Намеренная архаичность текста, возможно, отражающая эдомский диалект или осознанный стилистический выбор, усиливает его мифологичность. Однако, в отличие от традиционных мифов, которые дают ответы на космологические вопросы, история Иова не имеет развязки. Повествование, краткое и почти похожее на притчу, резко контрастирует с пространными поэтическими диалогами, составляющими основу книги. Эти диалоги с участием Иова, его трёх друзей — Елифаза, Вилдада и Софара — и загадочного четвёртого говорящего, Елиуя, превращают текст в философскую драму. Отсутствие прямых отсылок к традиционным израильским институтам, таким как Иерусалимский храм, ещё больше подчёркивает универсальность истории, побуждая читателей воспринимать Иова не как историческую личность, а как собирательный образ обычного человека.
Вопрос теодицеи и неповиновение Иова
По своей сути Книга Иова — это размышление о теодицее, попытка примирить существование справедливого и всемогущего Бога с реальностью незаслуженных страданий. Испытания Иова, задуманные как божественное испытание, кажутся в корне несправедливыми, и сам текст не скрывает этого. Вызов, брошенный Сатаной, подразумевает, что праведность Иова зависит от его благополучия, однако читатель знает, что страдания Иова — это не наказание, а испытание. Эта предпосылка подготавливает почву для мучительных стенаний Иова о справедливости, когда он проклинает день своего рождения(«Погибни день, в который я родился, и ночь, в которую сказано: зачался человек!» Иов 3:3) и требует от Бога отчёта. Его настойчивое утверждение о своей невиновности и смелость, с которой он призывает Бога к противостоянию, подобному судебному заседанию, характеризуют его как человека, обладающего огромным мужеством и экзистенциальным бунтарством.

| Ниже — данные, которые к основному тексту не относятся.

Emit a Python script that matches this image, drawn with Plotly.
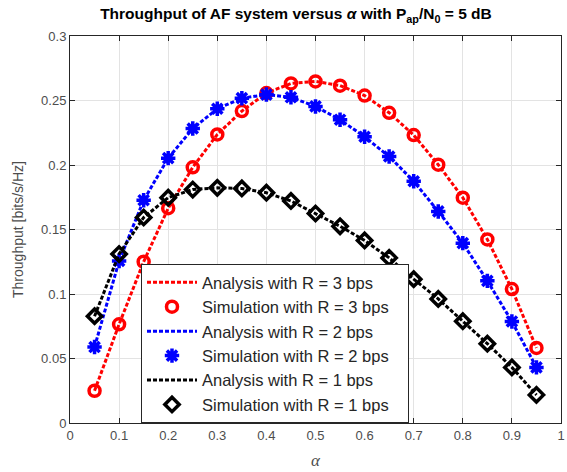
import plotly.graph_objects as go

alpha = [0.05, 0.10, 0.15, 0.20, 0.25, 0.30, 0.35, 0.40, 0.45, 0.50,
         0.55, 0.60, 0.65, 0.70, 0.75, 0.80, 0.85, 0.90, 0.95]

r3_throughput = [0.0250, 0.0765, 0.1250, 0.1665, 0.1982, 0.2237, 0.2418, 0.2558, 0.2632, 0.2648,
                 0.2615, 0.2538, 0.2405, 0.2232, 0.2002, 0.1747, 0.1423, 0.1038, 0.0582]
r2_throughput = [0.0589, 0.1256, 0.1727, 0.2053, 0.2283, 0.2436, 0.2518, 0.2546, 0.2525, 0.2454,
                 0.2351, 0.2219, 0.2066, 0.1874, 0.1640, 0.1394, 0.1102, 0.0787, 0.0431]
r1_throughput = [0.0828, 0.1310, 0.1593, 0.1747, 0.1810, 0.1823, 0.1818, 0.1785, 0.1721, 0.1624,
                 0.1525, 0.1415, 0.1280, 0.1115, 0.0962, 0.0789, 0.0615, 0.0431, 0.0218]

x_ticks = [0, 0.1, 0.2, 0.3, 0.4, 0.5, 0.6, 0.7, 0.8, 0.9, 1]
x_tick_labels = ["0", "0.1", "0.2", "0.3", "0.4", "0.5", "0.6", "0.7", "0.8", "0.9", "1"]
y_ticks = [0, 0.05, 0.1, 0.15, 0.2, 0.25, 0.3]
y_tick_labels = ["0", "0.05", "0.1", "0.15", "0.2", "0.25", "0.3"]

series = [
    ("3", r3_throughput, "#ff0000", "circle-open", 11),
    ("2", r2_throughput, "#0000ff", "asterisk-open", 12),
    ("1", r1_throughput, "#000000", "diamond-open", 11),
]

pad = "\u00a0\u00a0\u00a0"
fig = go.Figure()
for r, vals, col, sym, size in series:
    fig.add_trace(go.Scatter(
        x=alpha, y=vals, mode="lines",
        line=dict(color=col, width=3, dash="4px,2px"),
        name=f"Analysis with R = {r} bps" + pad))
    fig.add_trace(go.Scatter(
        x=alpha, y=vals, mode="markers",
        marker=dict(symbol=sym, size=size, color=col,
                    line=dict(color=col, width=3.5)),
        name=f"Simulation with R = {r} bps" + pad))

axis_common = dict(
    showline=True, mirror="ticks", linecolor="#262626", linewidth=1,
    ticks="inside", ticklen=5, tickcolor="#262626",
    showgrid=True, gridcolor="#e3e3e3", gridwidth=1,
    zeroline=False, automargin=False,
    tickfont=dict(family="Liberation Sans, Arial, sans-serif", size=13, color="#4d4d4d"),
)

fig.update_layout(
    width=567, height=472,
    margin=dict(l=70, r=6, t=36, b=49),
    paper_bgcolor="white", plot_bgcolor="white",
    title=dict(
        text="<b>Throughput of AF system versus <i>α</i> with P<sub>ap</sub>/N<sub>0</sub> = 5 dB</b>",
        x=0.522, xanchor="center", y=0.982, yanchor="top",
        font=dict(family="Liberation Sans, Arial, sans-serif", size=15.5, color="black")),
    xaxis=dict(range=[0, 1], tickvals=x_ticks, ticktext=x_tick_labels,
               title=dict(text="<i>α</i>", standoff=12,
                          font=dict(family="Liberation Serif, Times New Roman, serif", size=17, color="#4d4d4d")),
               **axis_common),
    yaxis=dict(range=[0, 0.3], tickvals=y_ticks, ticktext=y_tick_labels,
               title=dict(text="Throughput [bits/s/Hz]", standoff=14,
                          font=dict(family="Liberation Sans, Arial, sans-serif", size=14, color="#4d4d4d")),
               **axis_common),
    legend=dict(
        x=0.1446, y=0.0, xanchor="left", yanchor="bottom",
        bgcolor="white", bordercolor="#262626", borderwidth=1,
        font=dict(family="Liberation Sans, Arial, sans-serif", size=16.5, color="#262626"),
        itemwidth=50, tracegroupgap=0),
    showlegend=True,
)

fig.write_html("out.html", config={"displayModeBar": False},
               post_script="document.body.style.margin='0';")
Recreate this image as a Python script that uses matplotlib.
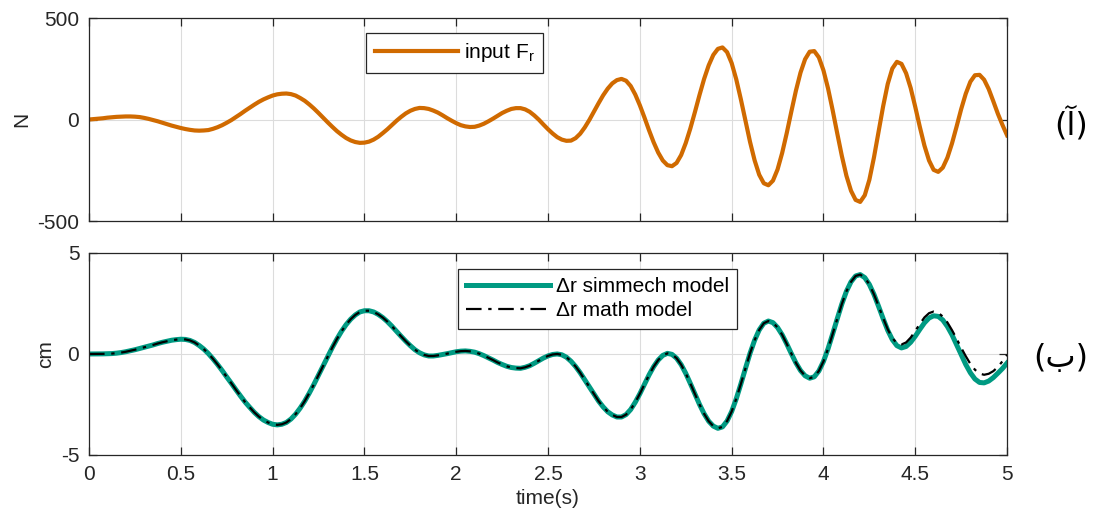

Друзья Иова, представляющие общепринятую точку зрения, утверждают, что страдания — это следствие греха, и призывают его покаяться. Елифаз, например, говорит: «Вспомни же, погибал ли кто невинный, и где праведные бывали искореняемы?» (Иов 4:7). Их аргументы, основанные на теологии возмездия, не учитывают тот факт, что Иов невиновен, о чём читатель знает с самого начала. Появление Елиуя, чьё имя означает «Он — мой Бог», приводит к более резкой критике: Елиуй обвиняет Иова в высокомерии за то, что тот ставит под сомнение божественную справедливость. Однако Иов непреклонен в своём требовании от божества объяснений.
Божественный ответ и его неоднозначность
Кульминация книги наступает, когда Сам Бог говорит из бури, произнося две величественные поэтические речи, которые смещают акцент со страданий Иова на величие творения. Риторические вопросы Бога: «Где ты был, когда Я полагал основания земли?» (Иов 38:4) — и яркие описания космических явлений и мифических существ Бегемота и Левиафана, подчёркивают огромную пропасть между божественным всеведением и человеческим ничтожеством. Примечательно, что Бог не обращается к деталям страданий Иова, роли Сатаны или вопросу справедливости. Вместо этого Он упрекает Иова: «Кто сей, омрачающий проведение словами без смысла?» (Иов 38:2).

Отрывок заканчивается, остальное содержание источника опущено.